Pada pembuatan sosis terdapat
beberapa perubahan yang terjadi di tiap prosesnya. Pada tahap penghancuran
terjadi perubahan fisika dimana daging ayam berubah tekstur menjadi daging
giling yang halus. Proses ini menggunakan es batu sehingga terjadi perubahan
kimia yaitu suhu menjadi dingin agar protein pada daging tidak rusak. Pada
proses pencampuran dengan bahan-bahan lain seperti garam terjadi perubahan
kimia dimana garam dapat mengekstrak protein sehingga membantu proses emulsi.

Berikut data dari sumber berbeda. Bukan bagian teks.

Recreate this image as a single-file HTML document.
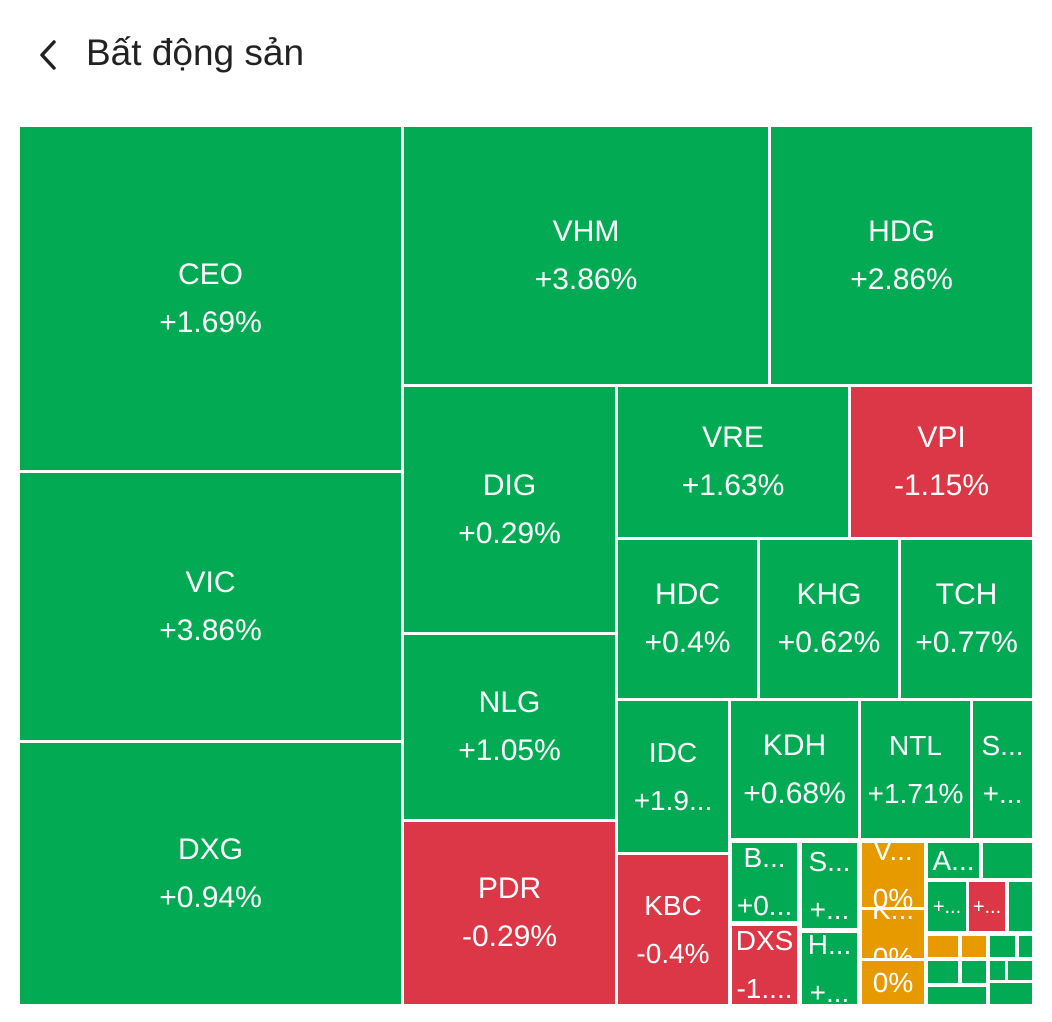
<!DOCTYPE html>
<html><head><meta charset="utf-8">
<style>
html,body{margin:0;padding:0;background:#fff;width:1052px;height:1022px;overflow:hidden;font-family:"Liberation Sans","DejaVu Sans",sans-serif;}
#hdr{position:absolute;left:0;top:0;width:1052px;height:110px;}
#title{position:absolute;left:86px;top:32px;font-size:37px;color:#222;}
#back{position:absolute;left:36px;top:38px;width:30px;height:34px;}
.t{position:absolute;box-sizing:border-box;color:#fff;display:flex;flex-direction:column;align-items:center;justify-content:center;text-align:center;overflow:hidden;font-size:30px;line-height:48px;white-space:nowrap;}
</style></head><body>
<div id="hdr">
<svg id="back" viewBox="0 0 30 34"><path d="M18 4 L6 17 L18 30" stroke="#222" stroke-width="3.5" fill="none" stroke-linecap="round" stroke-linejoin="round"/></svg>
<div id="title">Bất động sản</div>
</div>
<div id="map"></div>
<script>
const tickers=["CEO","VIC","DXG","VHM","HDG","DIG","NLG","PDR","VRE","VPI","HDC","KHG","TCH","IDC","KBC","KDH","NTL","S...","B...","DXS","S...","H...","V...","K...","","A...","","+...","+...","","","","","","","","","","",""];
const changes=["+1.69%","+3.86%","+0.94%","+3.86%","+2.86%","+0.29%","+1.05%","-0.29%","+1.63%","-1.15%","+0.4%","+0.62%","+0.77%","+1.9...","-0.4%","+0.68%","+1.71%","+...","+0...","-1....","+...","+...","0%","0%","0%","","","","","","","","","","","","","","",""];
const kinds=["g","g","g","g","g","g","g","r","g","r","g","g","g","g","r","g","g","g","g","r","g","g","o","o","o","g","g","g","r","g","o","o","g","g","g","g","g","g","g","g"];
const boxes=[[20,127,401,470],[20,473,401,740],[20,743,401,1004],[404,127,768,384],[771,127,1032,384],[404,387,615,632],[404,635,615,819],[404,822,615,1004],[618,387,848,537],[851,387,1032,537],[618,540,757,698],[760,540,898,698],[901,540,1032,698],[618,701,728,852],[618,855,728,1004],[731,701,858,838],[861,701,970,838],[973,701,1032,838],[732,843,797,921],[732,926,797,1004],[802,843,857,928],[802,933,857,1004],[862,843,924,907],[862,910,924,958],[862,961,924,1004],[928,843,979,878],[983,843,1032,878],[928,882,966,931],[969,882,1005,931],[1009,882,1032,931],[928,936,958,957],[962,936,986,957],[990,936,1015,957],[1019,936,1032,957],[928,961,958,983],[962,961,986,983],[990,961,1005,980],[1008,961,1032,980],[928,987,986,1004],[990,983,1032,1004]];
const col={g:"#02ab53",r:"#dc3746",o:"#e69a00"};
const map=document.getElementById('map');
boxes.forEach((b,i)=>{
  const d=document.createElement('div');
  d.className='t';
  
  
  d.style.background=col[kinds[i]];
  d.style.left=b[0]+'px';d.style.top=b[1]+'px';
  d.style.width=(b[2]-b[0])+'px';d.style.height=(b[3]-b[1])+'px';
  const w=b[2]-b[0];
  if(w<120)d.style.fontSize='28px';
  if(w<50)d.style.fontSize='20px';
  if(tickers[i]||changes[i])d.innerHTML='<span>'+tickers[i]+'</span><span>'+changes[i]+'</span>';
  map.appendChild(d);
});
</script>
</body></html>
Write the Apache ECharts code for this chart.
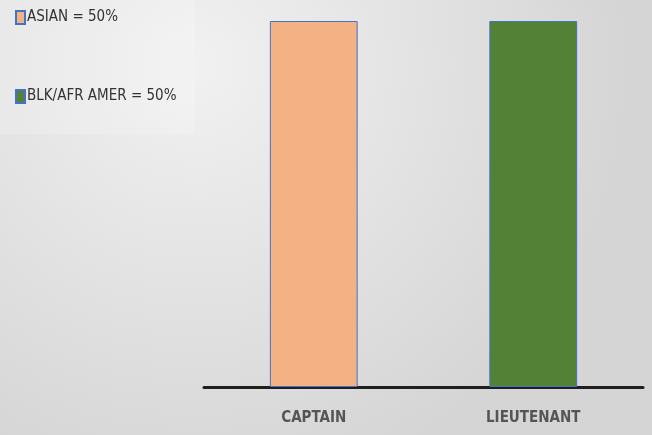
<!DOCTYPE html>
<html>
<head>
<meta charset="utf-8">
<title>Captain / Lieutenant</title>
<script src="https://cdn.jsdelivr.net/npm/echarts@6/dist/echarts.min.js"></script>
<style>
  html, body { margin: 0; padding: 0; }
  #chart { width: 652px; height: 435px; }
</style>
</head>
<body>
<div id="chart"></div>
<script>
var categories = ['CAPTAIN', 'LIEUTENANT'];
var seriesNames = ['ASIAN = 50%', 'BLK/AFR AMER = 50%'];
var asianValues = [1, null];
var blackValues = [null, 1];

var font = '"Liberation Sans Narrow", "DejaVu Sans Condensed", sans-serif';

var chart = echarts.init(document.getElementById('chart'));

chart.setOption({
  backgroundColor: {
    type: 'radial', x: 0.3, y: 0.15, r: 1.0,
    colorStops: [
      { offset: 0, color: '#f1f1f1' },
      { offset: 1, color: '#d5d5d5' }
    ]
  },
  graphic: [{
    type: 'rect',
    left: 0, top: 0,
    shape: { width: 195, height: 134 },
    style: { fill: 'rgba(255,255,255,0.18)' },
    silent: true
  }],
  legend: {
    orient: 'vertical',
    left: 10,
    top: 5,
    itemGap: 64,
    itemWidth: 9,
    itemHeight: 13,
    icon: 'rect',
    textStyle: { fontFamily: font, fontSize: 15, color: '#333', padding: [0, 0, 0, -3] },
    data: seriesNames
  },
  grid: { left: 204, right: 9, top: 21, bottom: 48 },
  xAxis: {
    type: 'category',
    data: categories,
    axisLine: { lineStyle: { color: '#1f1f1f', width: 3 } },
    axisTick: { show: false },
    axisLabel: { margin: 24, fontFamily: font, fontSize: 15, fontWeight: 'bold', color: '#555' }
  },
  yAxis: {
    type: 'value',
    min: 0, max: 1,
    show: false
  },
  series: [{
    name: seriesNames[0],
    type: 'bar',
    stack: 'all',
    barWidth: '40%',
    data: asianValues,
    itemStyle: { color: '#f4b183', borderColor: '#4472c4', borderWidth: 1 }
  }, {
    name: seriesNames[1],
    type: 'bar',
    stack: 'all',
    barWidth: '40%',
    data: blackValues,
    itemStyle: { color: '#538135', borderColor: '#4472c4', borderWidth: 1 }
  }]
});
</script>
</body>
</html>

Penambahan bahan pengisi dan pengikat juga menghasilkan perubahan fisika dimana
adonan menjadi kompak. Setelah adonan diisi kedalam casing kemudian dilakukan pengukusan. Pada proses ini terjadi
perubahan kimia dimana sosis menjadi matang dan terjadi perubahan biologi yaitu
mikroba yang mungkin ada pada bahan dapat mati sehingga memperpanjang umur
simpan.
Berdasarkan
perbandingan dengan persyaratan mutu sosis menurut SNI, sosis yang didapat di
laboratorium memiliki mutu yang sesuai dengan sifat organoleptik yang ada dalam
SNI 01-3820-1995 yaitu memiliki rasa, warna, dan bau
yang normal.
CCP
pada proses pembuatan sosis ini terjadi pada saat pencucian sosis dan proses
pengukusan karena pada kedua proses tersebut bertujuan untuk mengurangi serta
membunuh mikroorganisme yang mungkin terdapat pada daging ataupun adonan.